TO CLOSE ONE’S EYES IN THE PRESENCE OF A LION

He felt, as in a dream, the layered meanings of the words that stood upright in his mind as if carved in the stone of a temple.”

What passes for reality seems to me mostly a load of old nonsense invented by not very inventive minds. The reality that interests me is strange and flickering and haunting.

Well, said Tom's father, sometimes a problem is like a shovel, and only has one handle.

Time's arrow, we are told, is a one-way thing... Memory's arrow, like the needle of a compass too close to a lodestone, spins in all directions.

The people who run the world now were children once. What went wrong? What is it that with such dismal regularity goes wrong? Why do perfectly good children become rotten grown ups? If I say there's a language failure somewhere does that make sense? Keep in mind my claim that everything is language. Am I saying then that there's an everything failure? Yes, because nothing has a chance of working right when people won't listen to what it says and with the proper action say the right things back.

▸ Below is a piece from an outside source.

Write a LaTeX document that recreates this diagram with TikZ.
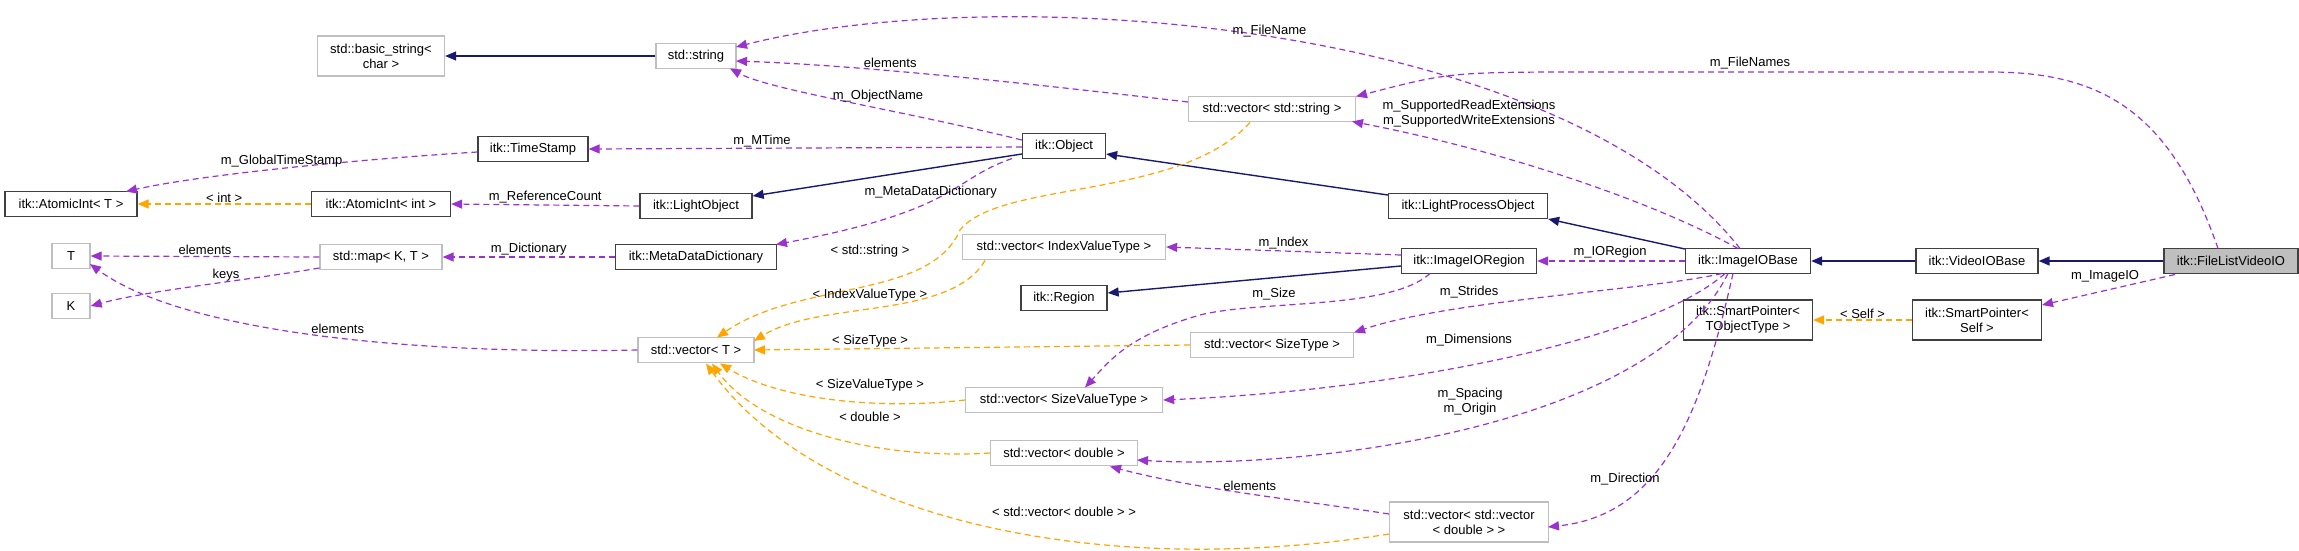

The first time I saw her was in a dream, the colours were intense; the air was fall of vibrations; everything seemed magnified and slowed down.
The street lamps were lit but the sky was still light. She was waiting at a bus stop. A sign said BALSAMIC although there was nothing vinegary about the place, no friars and no Gilead in sight. There were nondescript buildings in warm colours, perhaps leaning a bit, perhaps painted on canvas. She was waiting for the bus; there were obscure figures queuing behind her.
[...]
There was the sign that said BALSAMIC; the letters were sharp and clear; they riffled like rail departures but the name stayed the same. There were those shaky-looking buildings and the bus stop and there she waited, the thin woman with the straw-coloured hair, blue eyes, and pale face, unknown but seeming to look at me round the edges of my memory. Sleeping or waking, I'd never seen her before.
Again and again she gestured with her clenched fist and said, 'Yes!' silently. She wanted me to follow her. Why? Here came the bus: FINSEY-OBAY, yellow, pink, and orange rice paper and bamboo lit from within like a Japanese lantern. Such a light against that not-yet-dark sky! Again she looked at me as she boarded the bus and I felt that thrill of terror as I stepped back. And again the sense of loss. What did she want? How could I find her again?

“I’m not sure of anything right now,” I confessed. “I may be a figment of my own imagination.”

“But that’s all anyone is; it’s the human condition. We’re given a name at birth and photographs are taken.  We come to be known by name and face and from this we piece together an identity and fix it in memory. This identity is not physically part of us; a knock on the head can make it go away."

What passes for reality seems to me mostly a load of old rubbish invented by not very inventive minds.